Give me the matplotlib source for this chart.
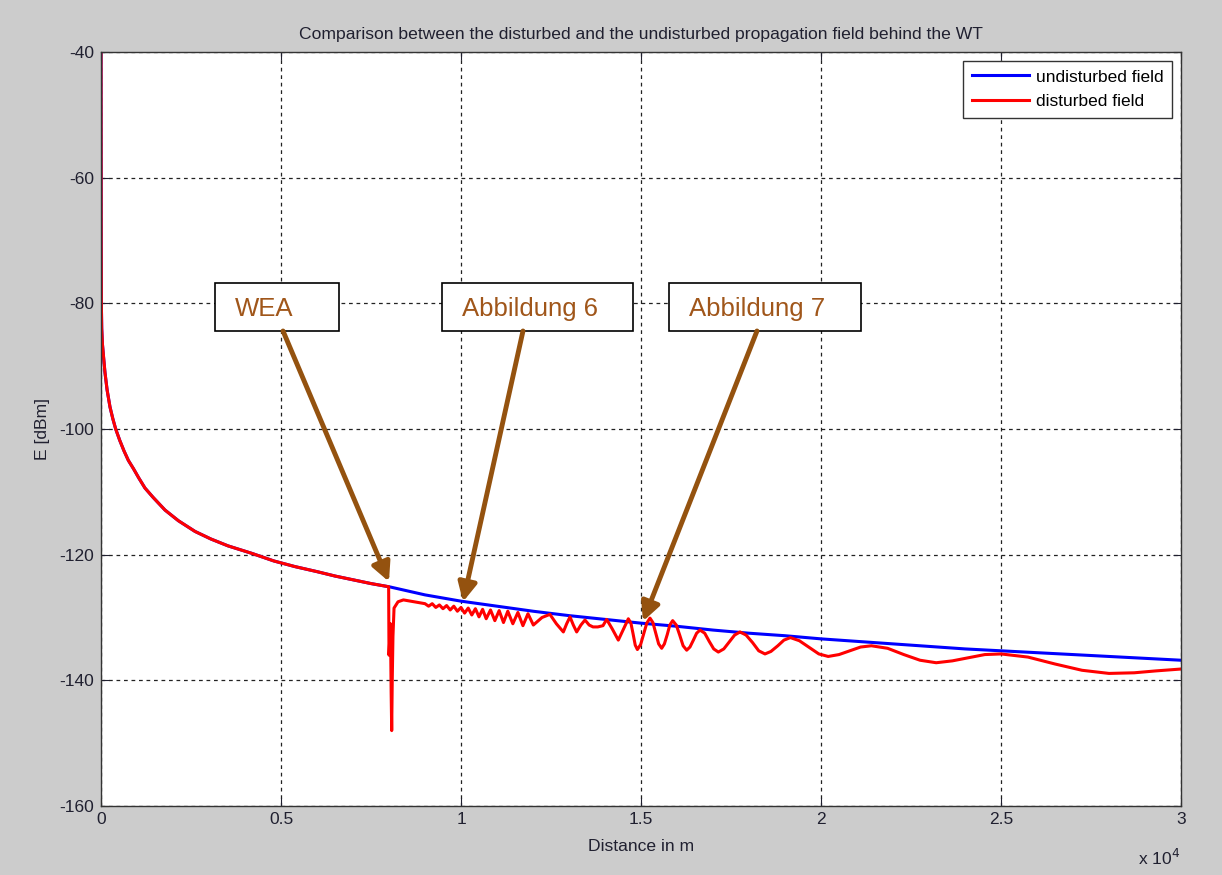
import matplotlib
matplotlib.use("Agg")
import matplotlib.pyplot as plt
import matplotlib.patches as patches

plt.rcParams['font.family'] = ['Liberation Sans', 'DejaVu Sans']
plt.rcParams['axes.unicode_minus'] = False

# near field (both curves identical up to the wind turbine)
dist_near = [0, 5, 10, 20, 40, 70, 110, 170, 250, 330, 408, 520, 640, 760,
             900, 1050, 1222, 1450, 1778, 2150, 2611, 3050, 3528, 4194, 4800,
             5389, 6000, 6500, 7000, 7500, 7990]
E_near = [-40, -70, -80, -84, -86.5, -88.5, -91, -93.8, -96.5, -98.4, -100,
          -101.8, -103.5, -105.0, -106.3, -107.8, -109.4, -110.9, -112.9,
          -114.6, -116.3, -117.5, -118.6, -119.8, -121.0, -121.9, -122.7,
          -123.4, -124.0, -124.6, -125.1]

# undisturbed field behind the WT
dist_undist = [8000, 9000, 10000, 11000, 12000, 13000, 14000, 15000, 16000,
               17000, 18000, 19000, 20000, 22000, 24000, 26000, 28000, 30000]
E_undist = [-125.1, -126.4, -127.4, -128.2, -129.0, -129.7, -130.3, -130.9,
            -131.4, -132.0, -132.5, -132.9, -133.4, -134.2, -135.0, -135.6,
            -136.2, -136.8]

# disturbed field behind the WT
dist_dist = [8000, 8040, 8060, 8075, 8090, 8110, 8140, 8250, 8400, 8600, 8800,
             9000, 9100, 9200, 9300, 9400, 9500, 9600, 9700, 9800, 9900, 10000,
             10100, 10200, 10300, 10400, 10500, 10600, 10700, 10820, 10940,
             11060, 11180, 11300, 11440, 11580, 11720, 11860,
             12010, 12250, 12470, 12650, 12843, 12935, 13028, 13120, 13213,
             13330, 13444, 13560, 13667, 13800, 13944, 14046, 14200, 14370,
             14510, 14648, 14720, 14780, 14840, 14900, 14990, 15075, 15160,
             15250, 15330, 15410, 15490, 15574, 15650, 15730, 15800, 15880,
             15980, 16075, 16170, 16269, 16360, 16455, 16545, 16639, 16770,
             16895, 17020, 17148, 17300, 17450, 17600, 17750, 17920, 18100,
             18270, 18444, 18610, 18800, 18970, 19150, 19400, 19680, 19940,
             20200, 20500, 20800, 21100, 21400, 21850, 22300, 22750, 23200,
             23650, 24100, 24550, 25000, 25750, 26500, 27250, 28000, 28700,
             29300, 30000]
E_dist = [-136, -131, -142, -148, -140, -133, -128.5, -127.5, -127.2, -127.4,
          -127.6, -127.8, -128.2, -127.8, -128.4, -128.0, -128.6, -128.1,
          -128.8, -128.2, -129.0, -128.4, -129.3, -128.5, -129.6, -128.6,
          -129.9, -128.7, -130.2, -128.8, -130.5, -128.9, -130.8, -129.0,
          -131.0, -129.2, -131.3, -129.4,
          -131.2, -130.0, -129.5, -131.0, -132.3, -131.0, -129.9, -131.2,
          -132.3, -131.2, -130.4, -131.2, -131.5, -131.5, -131.3, -130.3,
          -131.8, -133.6,
          -131.9, -130.2, -130.9, -132.6, -134.4, -135.1, -134.3, -132.6,
          -130.9, -130.1, -130.8, -132.5, -134.2, -134.9, -134.2, -132.7,
          -131.2, -130.5, -131.2, -132.8, -134.5, -135.2, -134.7, -133.6,
          -132.5, -132.0, -132.5, -133.8, -135.0, -135.5, -135.0, -133.9,
          -132.8, -132.3, -132.8, -134.0, -135.3, -135.8, -135.4, -134.5,
          -133.6, -133.2, -133.7, -134.8, -135.8, -136.2, -135.9, -135.3,
          -134.7, -134.5, -134.9, -135.9, -136.8, -137.2, -136.9, -136.4,
          -135.9, -135.8, -136.3, -137.4, -138.4, -138.9, -138.8, -138.5,
          -138.2]

x_ticks = [0, 5000, 10000, 15000, 20000, 25000, 30000]
x_tick_labels = ['0', '0.5', '1', '1.5', '2', '2.5', '3']
y_ticks = [-160, -140, -120, -100, -80, -60, -40]

# annotation labels: text, box (x0, x1, y0, y1), arrow tail, arrow tip
notes = [
    ("WEA", (3170, 6610, -84.4, -76.8), (5056, -84.4), (8000, -124.3)),
    ("Abbildung 6", (9470, 14790, -84.4, -76.8), (11722, -84.4), (10056, -127.5)),
    ("Abbildung 7", (15780, 21110, -84.4, -76.8), (18222, -84.4), (15056, -130.6)),
]

undist_x = dist_near + dist_undist
undist_y = E_near + E_undist
dist_x = dist_near + dist_dist
dist_y = E_near + E_dist

txt = '#202030'
fig = plt.figure(figsize=(12.22, 8.75), dpi=100, facecolor='#cccccc')
ax = fig.add_axes([101 / 1222, 1 - 806 / 875, 1080 / 1222, 754 / 875])
ax.set_facecolor('white')

ax.plot(undist_x, undist_y, color='#0000ff', lw=2.2, label='undisturbed field')
ax.plot(dist_x, dist_y, color='#ff0000', lw=2.2, label='disturbed field')

ax.set_xlim(0, 30000)
ax.set_ylim(-160, -40)
ax.set_xticks(x_ticks)
ax.set_xticklabels(x_tick_labels)
ax.set_yticks(y_ticks)
ax.tick_params(direction='in', length=6, top=True, right=True, labelsize=12.5,
               colors=txt)
ax.tick_params(axis='x', pad=4)
ax.tick_params(axis='y', pad=5)
ax.grid(True, color='#222222', linestyle=(0, (3, 3)), lw=0.9)
for s in ax.spines.values():
    s.set_color('#333333')
    s.set_linewidth(1.0)

ax.set_title("Comparison between the disturbed and the undisturbed propagation field behind the WT",
             fontsize=12.6, color=txt, pad=9)
ax.set_xlabel("Distance in m", fontsize=12.6, color=txt, labelpad=9)
ax.set_ylabel("E [dBm]", fontsize=12.6, color=txt, labelpad=7)
fig.text(1180 / 1222, 1 - 858 / 875, r"x 10$^4$", fontsize=12.5, color=txt,
         ha='right', va='center')

leg = ax.legend(loc='upper right', fontsize=12.5, handlelength=3.3,
                handletextpad=0.4, fancybox=False, framealpha=1,
                edgecolor='#333333', borderaxespad=0.5, borderpad=0.5,
                labelspacing=0.55)
leg.get_frame().set_linewidth(1.0)

brown = '#94520f'
for label, (x0, x1, y0, y1), tail, tip in notes:
    ax.add_patch(patches.Rectangle((x0, y0), x1 - x0, y1 - y0, facecolor='white',
                                   edgecolor='black', lw=1.2, zorder=5))
    ax.text(x0 + 550, (y0 + y1) / 2 - 0.3, label, fontsize=18.5, color='#a0561a',
            ha='left', va='center', zorder=6)
    ax.annotate('', xy=tip, xytext=tail, zorder=7,
                arrowprops=dict(arrowstyle='-|>', color=brown, lw=3.5,
                                mutation_scale=28, shrinkA=0, shrinkB=0))

fig.savefig("out.png", dpi=100, facecolor=fig.get_facecolor())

----------------

◆ Objective: Extract the lines exactly, please: the first line of the listing, the line with "plt.rcParams['axes.unicode_minus'] = False", and every line between them, but no pictures.

◆ Correct output:
Give me the matplotlib source for this chart.
import matplotlib
matplotlib.use("Agg")
import matplotlib.pyplot as plt
import matplotlib.patches as patches

plt.rcParams['font.family'] = ['Liberation Sans', 'DejaVu Sans']
plt.rcParams['axes.unicode_minus'] = False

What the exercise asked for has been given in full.